Carpooling, walking and combining errands into one trip have the benefit of cutting gas expense. But the fuel tank is only part of transportation cost. Wear and tear on the vehicle shows up in the price of new tires and oil changes. Another benefit to reducing transportation cost is environmental. Just something to think about if you want to reduce your global footprint. Europe and much of the world is way ahead of America in regards to transportation as a percentage of household expense.
The second component to increasing savings and thus creating a rainy day fund is productivity. Technically, productivity is measured by dividing outputs by inputs. With respect to labor, if your cost for labor exceeds the money gained from selling the output of labor then you are in trouble. But that is at a corporate level. What about the individual?
How does one measure their own productivity? Earned wages reflect a person’s productivity. Minimal skill levels usually correlate to low pay scales. In the above example of the minimum wage annual income, a pay increase is unlikely without the development of skills via experience or education. Or both.
But an increase in wages does not automatically create a rainy day fund. In fact, economic theory argues that increased wages leads to increased consumption. An individual making $20,000 will spend 85% of their income as will a person making $100,000.
So can an Individual put money aside? We circle back to delaying gratification. Thus, creating a rainy day fund is independent of income amount.

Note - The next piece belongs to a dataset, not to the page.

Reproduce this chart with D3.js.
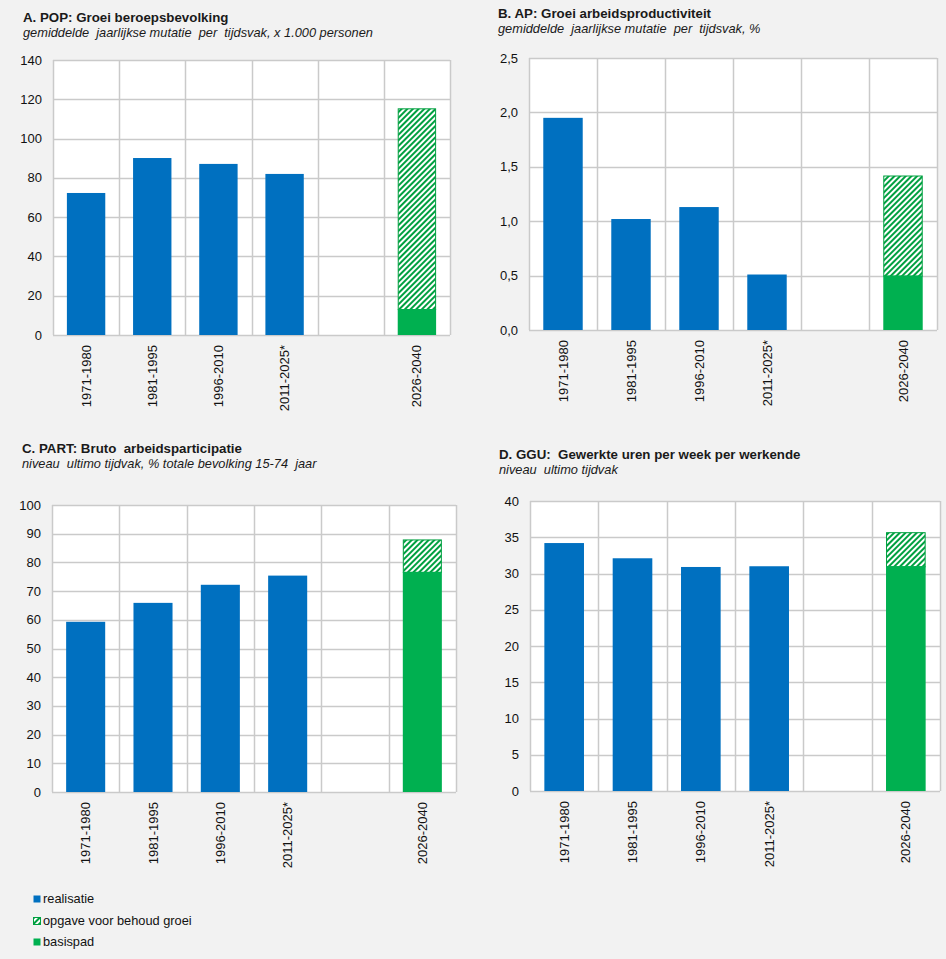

Instead, self-discipline is the key to accruing savings. Delay buying from that third column in your early years of earning a living.
Additional ways to save money tie to self-sufficiency. This gets a bit tricky especially in a service based economy. Self-sufficiency also is counter to specialization. But I think it is time to discuss how self-sufficiency can add to the rainy day fund.
One of the economic textbooks I used began with an illustration of how the author is more productive spending his time as an economist versus mowing his yard. He posited that someone making $50 an hour should never mow their lawn because of opportunity cost. Hiring someone to mow costs less than $50. So the economist is ahead of the game by hiring the service to mow while he works.
There are problems with this theory if you are not self-employed. (And even if you are!) The college I worked for only paid me for 40 hours of work. No overtime. None. So in my case there were many hours left in the week. (Even when I did work extra hours.) I had more money for my rainy day fund when I used those hours productively around the home.
At one point in time I investigated hiring someone to come into my home and clean for three hours a week. The lowest price quoted was $50. So to this day I do my own housecleaning. That is at least $2600 a year not spent on a service. Extra savings for the rainy day fund.
There are 168 hours in a week. Even if you sleep for a third of those hours, that leaves 112 hours. Subtract 40 and you have 72 remaining. Put those hours to productive use and you will have a rainy day fund in no time at all.
Rainy Day Fund-Important Regardless of Age or Income
Life is not predictable. Hurricanes, floods, fires and tornadoes and even once in a lifetime pandemics are unexpected but naturally occurring. Natural disasters are not the only challenge in life. Accidents, illnesses and layoffs are part of life. The longer we live the greater chance of facing multiple challenges.
A rainy day fund is necessary. If you do not have a fund do not delay. Set aside money on the next payday. The more you earn, the greater amount you should have set aside. Returning to a lower standard of living is not fun-but sometimes necessary. Remember delayed gratification and productive use of time are the key components of creating a rainy day fund.